Auction market preferred stock refers to preferred equity securities that have interest rates or dividends that are periodically reset through Dutch auctions. Auction market preferred stock typically reset their dividends every 7, 14, 28, or 35 days and are generally structured as preferred shares (issued by closed-end funds). Auction market preferred stock is also known as auction rate preferred stock.
Understanding Auction Market Preferred Stock (AMPS)
Municipalities, public authorities, student loan providers and other institutional borrowers first issued auction-rate securities to raise funds in the 1980s. Auction-rate securities were marketed to retail investors who were seeking a “cash-equivalent” investment that paid a higher yield than money market mutual funds or certificates of deposit, although they did not have the same level of liquidity as those other instruments.
Traditionally, auction rate securities become short-term investment vehicles, because auctions are held so frequently. The benefit for investors has always been that they are holding a relatively liquid security that can be bought and sold rather seamlessly. In a liquid investment, buyers and sellers of a security are not hard to find.
Another benefit to investors is that they essentially are investing in a short-term security because they have the option to sell so frequently, but they typically earn interest rates that exceed other short-term investments. This is because, although auction rate securities are technically issued as long-term contracts, they are liquid investments that can change hands at auctions before the contract expires. Investors in auction rate securities are mainly institutional investors and wealthy individuals.

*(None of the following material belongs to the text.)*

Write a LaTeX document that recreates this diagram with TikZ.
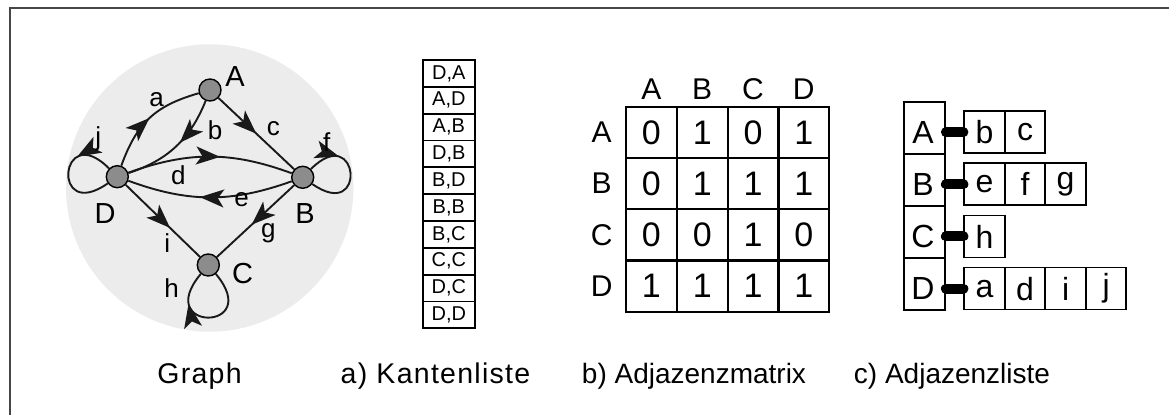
\documentclass[tikz,border=0pt]{standalone}
\usepackage{fontspec}
\setmainfont{Liberation Sans}
\usetikzlibrary{arrows.meta,decorations.markings}
\definecolor{disc}{RGB}{236,236,236}
\definecolor{vertexfill}{RGB}{140,140,140}
\definecolor{framegray}{RGB}{70,70,70}
\begin{document}
\begin{tikzpicture}[x=1pt,y=1pt,
  vertex/.style={circle,draw=black,line width=1.4pt,fill=vertexfill,minimum size=22pt,inner sep=0pt},
  vlabel/.style={font=\fontsize{29pt}{29pt}\selectfont,inner sep=0pt},
  elabel/.style={font=\fontsize{26pt}{26pt}\selectfont,inner sep=0pt},
  edge/.style={line width=1.9pt,draw=black!90},
  tipat/.style={postaction={decorate},decoration={markings,
      mark=at position #1 with {\arrow{Stealth[length=24pt,width=18pt,inset=6pt]}}}},
  kcell/.style={draw,line width=1.8pt,minimum width=52.3pt,minimum height=26.83pt,inner sep=0pt,
      font=\fontsize{20pt}{20pt}\selectfont},
  mcell/.style={draw,line width=2.2pt,minimum width=50.8pt,minimum height=51.25pt,inner sep=0pt,
      font=\fontsize{34pt}{34pt}\selectfont},
  mhead/.style={inner sep=0pt,font=\fontsize{30pt}{30pt}\selectfont},
  colbox/.style={draw,line width=1.8pt,minimum width=41pt,minimum height=52.1pt,inner sep=0pt},
  lcell/.style={draw,line width=1.8pt,minimum width=40.5pt,minimum height=42pt,inner sep=0pt,
      font=\fontsize{32pt}{32pt}\selectfont},
  ltext/.style={inner sep=0pt,font=\fontsize{32pt}{32pt}\selectfont},
  ptr/.style={line width=10pt,line cap=round},
  caption/.style={anchor=base,inner sep=0pt,font=\fontsize{28pt}{28pt}\selectfont},
  widecaption/.style={caption,font=\fontsize{28.5pt}{28.5pt}\selectfont\addfontfeatures{LetterSpace=4.5}}
]
\useasboundingbox (0,0) rectangle (1169,415);

% frame along the top and left sides
\draw[framegray,line width=2pt] (9.5,0) -- (9.5,406.5) -- (1169,406.5);

% ---------- graph ----------
\fill[disc] (209.7,227) circle (143.7);
\node[vertex] (A) at (210,325) {};
\node[vertex] (D) at (117.3,238.3) {};
\node[vertex] (B) at (302.7,237.7) {};
\node[vertex] (C) at (208.3,150) {};

\draw[edge,tipat=0.5] (D) to[out=70,in=196,looseness=1.1] (A);   % a
\draw[edge,tipat=0.45] (A) to[bend left=25] (D);                  % b
\draw[edge,tipat=0.5] (A) -- (B);                                 % c
\draw[edge,tipat=0.56] (D) to[bend left=20] (B);                  % d
\draw[edge,tipat=0.56] (B) to[bend left=20] (D);                  % e
\draw[edge,tipat=0.3] (B) to[out=45,in=-35,distance=68pt] (B);    % f
\draw[edge,tipat=0.33] (D) to[out=135,in=215,distance=70pt] (D);  % j
\draw[edge,tipat=0.55] (B) -- (C);                                % g
\draw[edge,tipat=0.6] (D) -- (C);                                 % i
\draw[edge,tipat=0.72] (C) to[out=-50,in=-130,distance=76pt] (C); % h

\node[vlabel] (tA) at (235,338.3) {A};
\node[vlabel] (tD) at (105,201.7) {D};
\node[vlabel] (tB) at (305,201.7) {B};
\node[vlabel] (tC) at (242.7,141.7) {C};

\node[elabel] (ea) at (156.7,315) {a};
\node[elabel] (eb) at (215,285) {b};
\node[elabel] (ec) at (273.3,286.7) {c};
\node[elabel] (ef) at (326.7,273.3) {f};
\node[elabel] (ej) at (98.3,276.7) {j};
\node[elabel] (ed) at (178.3,240) {d};
\node[elabel] (ee) at (241.7,215) {e};
\node[elabel] (eg) at (268.3,181.7) {g};
\node[elabel] (ei) at (167.3,171.7) {i};
\node[elabel] (eh) at (171.7,126.7) {h};

% ---------- a) edge list ----------
\foreach \e [count=\i] in {{D,A},{A,D},{A,B},{D,B},{B,D},{B,B},{B,C},{C,C},{D,C},{D,D}}
  \node[kcell] (k\i) at (448.85,{355-26.83*(\i-0.5)}) {\e};

% ---------- b) adjacency matrix ----------
\foreach \h [count=\c] in {A,B,C,D} {
  \node[mhead] (mc\c) at ({626+50.8*(\c-0.5)},325.7) {\h};
  \node[mhead] (mr\c) at (601.7,{308.3-51.25*(\c-0.5)}) {\h};
}
\foreach \row [count=\r] in {{0,1,0,1},{0,1,1,1},{0,0,1,0},{1,1,1,1}}
  \foreach \v [count=\c] in \row
    \node[mcell] (m\r\c) at ({626+50.8*(\c-0.5)},{308.3-51.25*(\r-0.5)}) {\v};

% ---------- c) adjacency list ----------
\foreach \h [count=\r] in {A,B,C,D}
  \node[colbox] (v\r) at (924.5,{313.3-52.1*(\r-0.5)}) {};

\node[ltext] (vtA) at (923,282.7) {A};
\node[ltext] (vtB) at (923,230.6) {B};
\node[ltext] (vtC) at (923,178.5) {C};
\node[ltext] (vtD) at (923,126.4) {D};

\foreach \s [count=\i] in {b,c}
  \node[lcell] (lA\i) at ({964.3+40.5*(\i-0.5)},282.7) {\s};
\foreach \s [count=\i] in {e,f,g}
  \node[lcell] (lB\i) at ({964.3+40.5*(\i-0.5)},230.6) {\s};
\foreach \s [count=\i] in {h}
  \node[lcell] (lC\i) at ({964.3+40.5*(\i-0.5)},178.5) {\s};
\foreach \s [count=\i] in {a,d,i,j}
  \node[lcell] (lD\i) at ({964.3+40.5*(\i-0.5)},126.4) {\s};

\draw[ptr] (lA1.west -| v1.east) -- (lA1.west);
\draw[ptr] (lB1.west -| v2.east) -- (lB1.west);
\draw[ptr] (lC1.west -| v3.east) -- (lC1.west);
\draw[ptr] (lD1.west -| v4.east) -- (lD1.west);

% ---------- captions ----------
\node[widecaption] (capG) at (199.5,31.7) {Graph};
\node[widecaption] (capK) at (435.5,31.7) {a) Kantenliste};
\node[caption] (capM) at (694,31.7) {b) Adjazenzmatrix};
\node[caption] (capL) at (952,31.7) {c) Adjazenzliste};
\end{tikzpicture}
\end{document}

The auction market preferred stock can be a beneficial investment for larger investors. The auction process will most likely reveal the current market yield for less-risky asset classes, such as preferred stock, and will self-adjust for the effects of alternative investments and inflation.
Auction Market Preferred Stock During the 2008 Financial Crisis
Interest-rate auctions for auction-rate securities began to fail during the 2008 financial crisis. The auctions attracted too few bidders to establish a clearing rate, and these dislocations resulted in high or “penalty” interest rates on those securities and/or an inability of investors to sell their auction-rate securities. The auction-rate securities market collapsed in February 2008 when lead underwriters chose not to step in to support the auctions. For investors, this meant that they were left with illiquid investments.
Since the collapse of the auction-rate securities market, the U.S. Securities and Exchange Commission, Financial Investment Regulatory Authority and state attorneys general have reached settlements with major broker-dealers and other entities. These settlements included agreements to buy back auction-rate securities from certain investors.